The physical origin and dynamics of dark energy remain unresolved.

Its role in cosmic acceleration challenges existing physics paradigms.

  1. Hubble Tension

Discrepancy between local and early-universe measurements of Hubble constant suggests potential new physics.

  1. Cosmic Inflation Mechanism

While inflation explains many cosmological observations, its exact mechanism, energy scale, and underlying fields remain uncertain.

  1. Multiverse Hypotheses

Some inflationary models suggest multiple universes may exist, raising philosophical and scientific questions.
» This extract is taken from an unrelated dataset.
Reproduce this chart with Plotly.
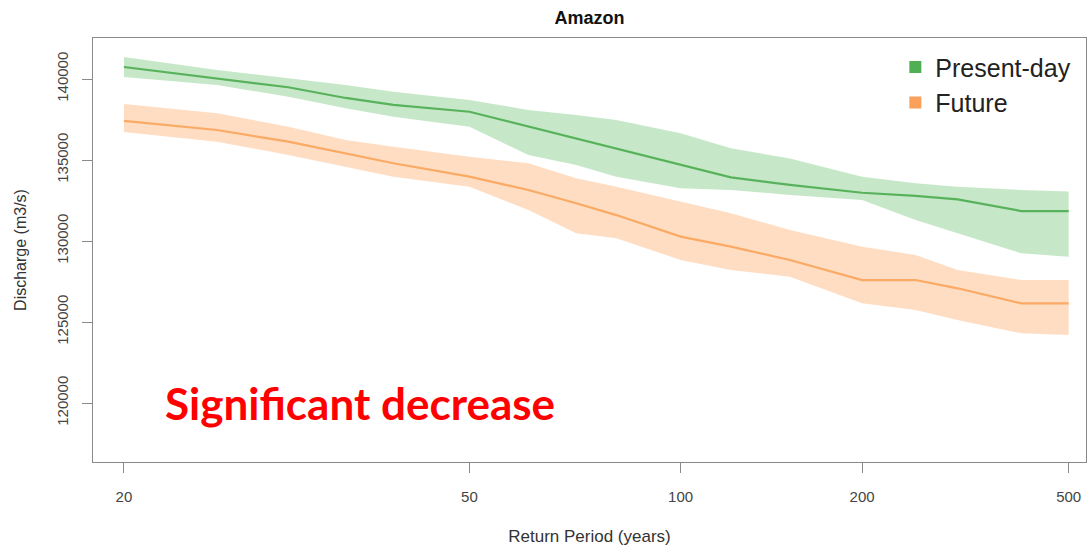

 Future Directions in Cosmology

  • Next-Generation Observatories: JWST, Euclid, LSST, and SKA will refine cosmic structure and early-universe studies.
  • Gravitational Wave Astronomy: Will probe black holes, neutron stars, and early-universe phenomena.
  • High-Precision Cosmology: Improved measurements of cosmological parameters will test models of dark energy and matter.
  • Computational Simulations: Large-scale simulations help understand galaxy formation, dark matter distribution, and cosmic evolution.
  • Integration with Particle Physics: Collider experiments and astroparticle observations may reveal dark matter candidates and fundamental forces.

CONCLUSION

Cosmology is a profound scientific endeavor that seeks to understand the universe from its earliest moments to its ultimate fate. Modern cosmology, rooted in the Big Bang model and supported by general relativity, observations of the CMB, galaxy distributions, and distant supernovae, provides a coherent framework for explaining cosmic expansion and large-scale structure. Yet, significant mysteries remain, including the nature of dark matter and dark energy, the precise mechanism of inflation, and the ultimate fate of the universe. Advances in observational techniques, computational modeling, and theoretical physics continue to expand our knowledge, offering increasingly detailed insight into the cosmos. As a field at the intersection of astronomy, physics, and philosophy, cosmology not only deepens our understanding of the universe but also illuminates fundamental questions about existence, time, and space.